As photolithography is reaching its fundamental scaling limitations and transistors are transitioning from 2D to 3D architectures, selective area processing using selective chemistry is becoming a requirement for semiconductor device fabrication. For example, the gate-all-around metal oxide semiconductor field effect transistor (GAA MOSFET) is desirable because it gives better electrostatic control over the channel compared to a conventional 2D MOSFET. However the fabrication of a GAA MOSFET requires the fabrication of a nanowire of the channel material, and this processing step requires selective isotropic etching which can only be achieved via selective chemistry.
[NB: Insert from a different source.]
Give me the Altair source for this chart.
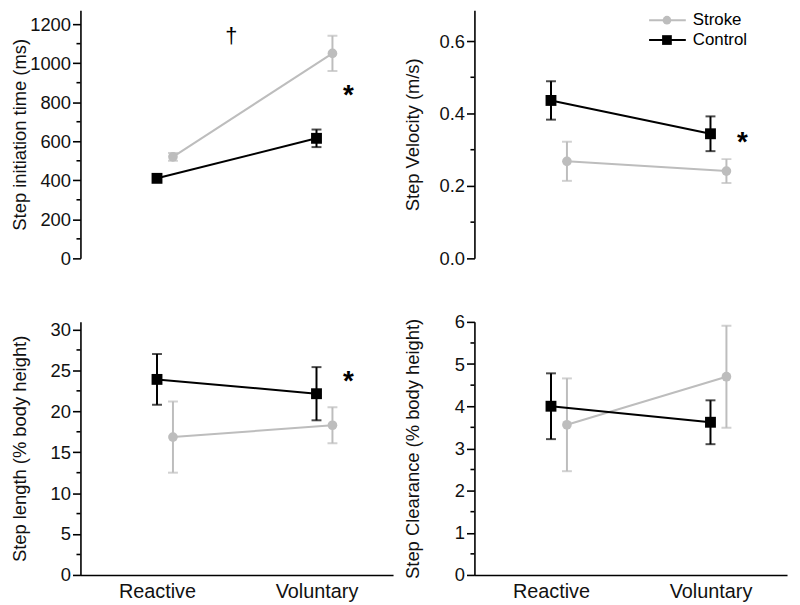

Chapter 2 of this dissertation is focused on the selective isotropic etching of silicon in preference to germanium and SiGe, which can be used for the fabrication of Ge or SiGe nanowires for Ge- or SiGe- channel GAA MOSFETs.
Chapter 3 of this dissertation describes a selective dry clean which removes native SiOx from Si but does not etch thermal or flowable SiO2. This process is useful, for example, as a preparation step for a selective ALD process which deposits on Si but not on SiO2. A conventional aqueous HF clean would etch the SiO2 as well as the native SiOx and would have to be performed ex situ which would allow for re-contamination of the surface prior to insertion into vacuum. It is shown that careful optimization of a NH3/NF3 based plasma allows for selective removal of native SiOx and gives a cleaner Si/ALD MoSix interface than when aqueous HF is used.
As photolithography reaches its fundamental scaling limit, alternative patterning methods are being investigated. One such method, known as spacer-defined double patterning (SDDP) uses selective ALD to deposit a hard mask with atomically precise thickness. This hard mask can then be used to pattern features much smaller than can be achieved via photolithography. Chapter 4 describes a selective water-free ALD of TiO2 on Si and SiO2 in preference to SiCOH. It is envisioned that this ALD TiO2 can be used as a hard mask in a SDDP fabrication scheme. The fact that it is water-free is important because water can corrode metals and SiCOH at high temperature.